Chattanooga groups combine resources to provide housing

photo Bernadette Roberts holds her daughter Serenity in her room Friday at Room in the Inn shelter. Roberts, who will be able to stay in the shelter for several more months, is one of hundreds of Chattanooga homeless people looking for permanent housing.

NEED HOUSING?Those who are homeless may qualify for housing by getting their case manager to contact the Chattanooga Regional Homeless Coalition on their behalf. People who are homeless may get case managers by visiting the homeless health care center near the Chattanooga Community Kitchen at 727 E. 11th St.

A handful of Chattanooga agencies and nonprofits is drawing national attention for their use of a simple concept to tackle one of America's most stubborn social problems.

Call it the "bring what you have" approach to addressing homelessness.

The Chattanooga Housing Authority, the Chattanooga Regional Homeless Coalition and service providers throughout the city are forming partnerships to get more than 100 homeless people housed.

"This is the first time that this has occurred at this large of a scale," said Mary Simons, executive director of the Chattanooga Regional Homeless Coalition.

CHA is providing the housing or housing vouchers, and the other agencies are providing the counseling and other services necessary to help the homeless be successful because housing alone often is not enough, experts say.

The partnerships could serve as a model for ending homelessness across the country, said a national housing official.

"This is not the usual way of doing business for housing authorities," said Philip Mangano, executive director of the U.S. Interagency Council on

Homelessness. "It puts the Chattanooga Housing Authority among a few who recognize ... that housing isn't just saved for people to go from one kind of housing to another but that some of those resources have to go to people who have no housing."

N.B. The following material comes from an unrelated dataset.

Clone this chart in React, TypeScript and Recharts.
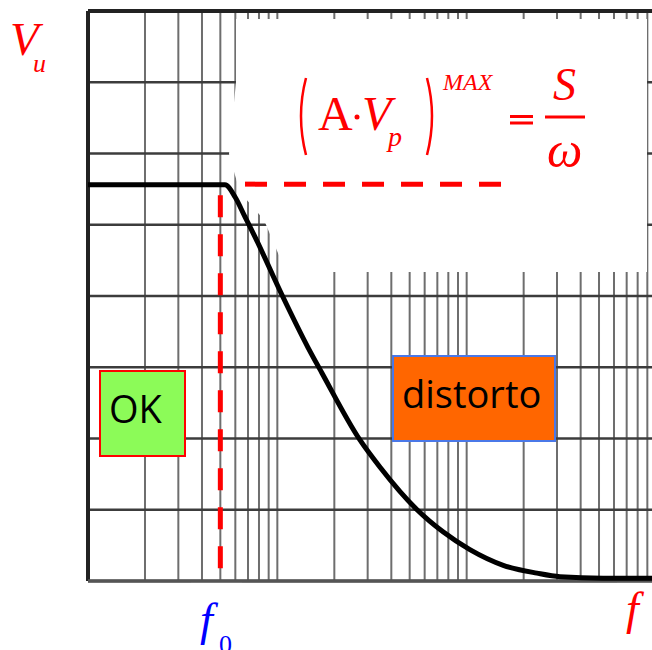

Housing agencies are sometimes anxious about providing housing to the homeless because of concern that the person being housed will end up homeless again, said Mangano.

But in an effort to end at least some homelessness, CHA gave the coalition 75 housing vouchers. CHA board members approved the vouchers in June. The vouchers will be available this month. The housing authority has given a total of 100 housing vouchers to the coalition since April. The vouchers are used to rent private apartments or houses.

"It's new, exciting ground," Simons said. "Public housing units for homeless people have increased from 15 units to another 20 units for a total of 35. And for the vouchers, they first approved 25, now it's expanded to 100. We're very grateful."

She said homeless service providers and housing agencies around the country are partnering to provide housing for homeless people, and CHA is among the leaders in the effort.

From 2003 to 2007, the homeless count dropped from about 1,100 people to just under 500 in the Chattanooga region. But now the region has been stuck at just under 500 for three years, said Simons.

CHA first gave the coalition 25 housing vouchers in April, but the demand was so great for housing that 28 other homeless people formed a waiting list for more vouchers as soon as the first set was issued. So CHA gave 75 more vouchers.

CHA also is providing up to 20 units of public housing in a partnership with the Homeless Coalition, Volunteer Behavioral Health, Chattanooga Room in the Inn and Family Promise of Chattanooga in what is called a Housing First program. Housing First is a model that calls for getting a roof over the heads of the homeless, then providing job counseling, mental health services and more.

While CHA supplies housing, the agencies will provide services for six months to a year for people who are homeless.

At the end of the program, the resident will graduate and remain in the apartment. Then CHA will make another apartment available to the program.

"We have the housing, so how do we best get it to the people who need it the most," said Betsy McCright, CHA's executive director. "I think this is a great step."

Some of those already on waiting lists for public housing and rental vouchers will be among those receiving the new help for the homeless, Simons said. Other homeless may receive housing without having been on the list, she said.

But she noted that the vouchers also are intended to serve those who need housing the most, people who have been living for at least a month in tents or in shelters.

Housing authorities are right that simply providing housing with no services usually sets people up for failure and folks who were homeless become homeless again, but providing housing and services is a solution, said Mangano.

Bernadette Roberts is among the city's hundreds of homeless people who could use some help.

The 39-year-old mother of a 2-month-old baby was homeless while she was pregnant and lives in transitional housing now. She made a living by working at national parks that provide housing to employees. She's worked in Alaska, Texas and at the Grand Canyon in Arizona, but this year she didn't get hired. She doesn't drink, smoke or do drugs, and she's willing to work, she said.

"I feel blessed," she said. "All I need is a home."

She talks about struggles with depression and fear of failure, then looks at her daughter and gains courage.

"It's not about me anymore," said Roberts. "I've got to get housing. I want her to be happy."